The news that AZT will soon be prescribed to asymptomatic people has left many leading AIDS doctors dumbfounded and furious. Every doctor and scientist I asked felt that it was highly unprofessional and reckless to announce a study with no data to look at, making recommendations with such drastic public health implications. “This simply does not happen,” says Bialy. “The government is reporting scientific facts before they’ve been reviewed? It’s unheard of.”
“It’s beyond belief,” says Dr. Sonnabend in a voice tinged with desperation. “I don’t know what to do. I have to go in and face an office full of people asking for AZT. I’m terrified. I don’t know what to do as a responsible physician. The first study was ridiculous. Margaret Fischl, who has done both of these studies, obviously doesn’t know the first thing about clinical trials. I don’t trust her. Or the others. They’re simply not good enough. We’re being held hostage by second-rate scientists. We let them get away with the first disaster; now they’re doing it again.”
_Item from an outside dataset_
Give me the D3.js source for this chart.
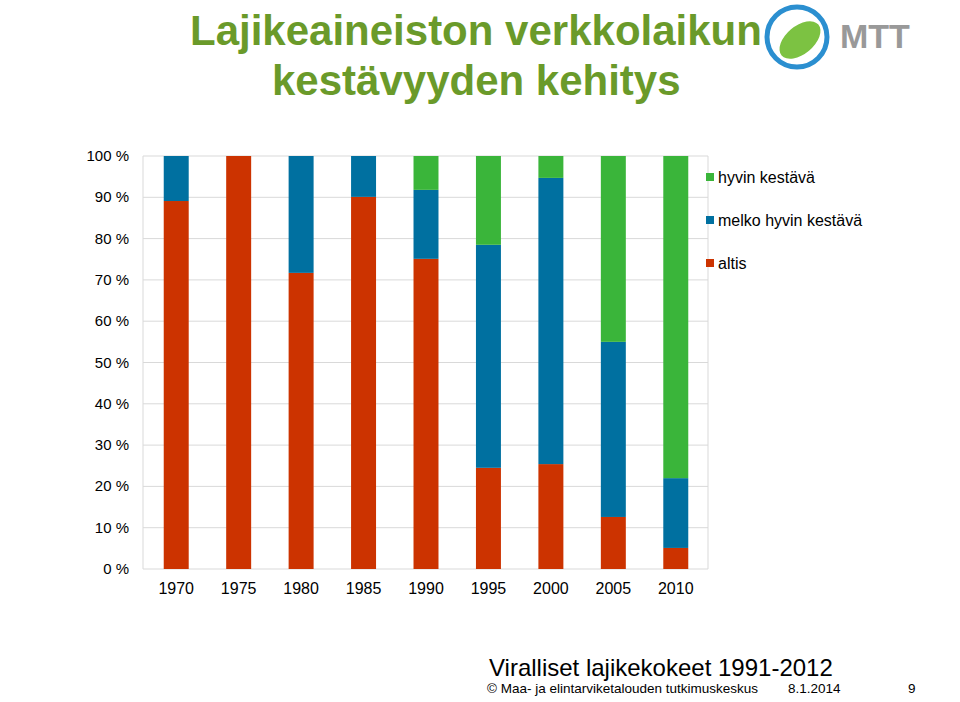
<!DOCTYPE html>
<html><head><meta charset="utf-8">
<script src="https://cdn.jsdelivr.net/npm/d3@7"></script>
<style>body{margin:0;background:#fff;font-family:Arial,"Liberation Sans",sans-serif}</style>
</head><body><svg id="c" width="960" height="702"></svg>
<script>
var years = ["1970","1975","1980","1985","1990","1995","2000","2005","2010"];
var altis = [89.1,100,71.7,90.1,75.1,24.5,25.4,12.6,5.1];
var melko = [10.9,0,28.3,9.9,16.7,54.0,69.3,42.4,16.9];
var hyvin = [0,0,0,0,8.2,21.5,5.3,45.0,78.0];
var yTicks = [0,10,20,30,40,50,60,70,80,90,100];
var seriesNames = ["altis","melko hyvin kestävä","hyvin kestävä"];
var colors = ["#cc3300","#0070a0","#3ab53a"];

var svg = d3.select("#c");
svg.append("text").attr("x",190).attr("y",45).attr("fill","#6a9a2a").attr("font-size",42).attr("font-weight","bold").text("Lajikeaineiston verkkolaikun");
svg.append("text").attr("x",272).attr("y",95).attr("fill","#6a9a2a").attr("font-size",42).attr("font-weight","bold").text("kestävyyden kehitys");

// logo
var lg = svg.append("g");
lg.append("circle").attr("cx",797).attr("cy",37).attr("r",30).attr("fill","none").attr("stroke","#2b8fd0").attr("stroke-width",5);
lg.append("ellipse").attr("cx",800).attr("cy",40).attr("rx",24).attr("ry",14).attr("transform","rotate(-40 800 40)").attr("fill","#7cc242");
lg.append("text").attr("x",840).attr("y",48).attr("fill","#999").attr("font-size",34).attr("font-weight","bold").text("MTT");

var x = d3.scaleBand().domain(years).range([145,707]).paddingInner(0.6).paddingOuter(0.3);
var y = d3.scaleLinear().domain([0,100]).range([569,156]);

svg.append("g").selectAll("line").data(yTicks).join("line")
  .attr("x1",143).attr("x2",708).attr("y1",d=>y(d)).attr("y2",d=>y(d)).attr("stroke","#d9d9d9");
svg.append("line").attr("x1",143).attr("x2",143).attr("y1",156).attr("y2",569).attr("stroke","#d9d9d9");
svg.append("line").attr("x1",708).attr("x2",708).attr("y1",156).attr("y2",569).attr("stroke","#d9d9d9");
svg.append("g").selectAll("text").data(yTicks).join("text")
  .attr("x",129).attr("y",d=>y(d)+5).attr("text-anchor","end").attr("font-size",15).attr("fill","#000").text(d=>d+" %");
svg.append("g").selectAll("text").data(years).join("text")
  .attr("x",d=>x(d)+x.bandwidth()/2).attr("y",594).attr("text-anchor","middle").attr("font-size",16).text(d=>d);

var rows = years.map((yr,i)=>({year:yr,a:altis[i],m:melko[i],h:hyvin[i]}));
var stack = d3.stack().keys(["a","m","h"])(rows);
svg.append("g").selectAll("g").data(stack).join("g").attr("fill",(d,i)=>colors[i])
  .selectAll("rect").data(d=>d).join("rect")
  .attr("x",d=>x(d.data.year)).attr("width",x.bandwidth())
  .attr("y",d=>y(d[1])).attr("height",d=>y(d[0])-y(d[1]));

var leg = [2,1,0];
leg.forEach((k,j)=>{
  var yy = 178 + j*43;
  svg.append("rect").attr("x",706).attr("y",yy-5).attr("width",8).attr("height",8).attr("fill",colors[k]);
  svg.append("text").attr("x",718).attr("y",yy+5).attr("font-size",16).text(seriesNames[k]);
});

svg.append("text").attr("x",489).attr("y",676).attr("font-size",24).text("Viralliset lajikekokeet 1991-2012");
svg.append("text").attr("x",487).attr("y",693).attr("font-size",13.5).text("© Maa- ja elintarviketalouden tutkimuskeskus");
svg.append("text").attr("x",788).attr("y",693).attr("font-size",13.5).text("8.1.2014");
svg.append("text").attr("x",908).attr("y",693).attr("font-size",13.5).text("9");
</script></body></html>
“It’s a momentous decision to say to people, ‘If you’re HIV-positive and your T-4 cells are below 500, start taking AZT,'” says the AIDS doctor who wished to remain anonymous. “I know dozens of people that I’ve seen personally every few months for several years now who have been in that state for more than five years, and have not progressed to any disease.”
“I’m ashamed of my colleagues,” Sonnabend laments. “I’m embarrassed. This is such shoddy science it’s hard to believe nobody is protesting. Damned cowards. The name of the game is to protect your grant, don’t open your mouth. It’s all about money… it’s grounds for just following the party line and not being critical, when there are obviously financial and political forces driving this.”
When Duesberg heard the latest announcement, he was partially stunned over the reaction of Gay Men’s Health Crisis President Richard Dunne, who said that GMHC now urged “everybody to get tested,” and of course those who test positive to go on to AZT. “These people are running into the gas chambers,” says Duesberg. “Himmler would have been so happy if only the Jews were this cooperative.”
* = This sentence was changed to correct an error in the original version of this article, which wrongly stated that the FDA had approved Thalidomide.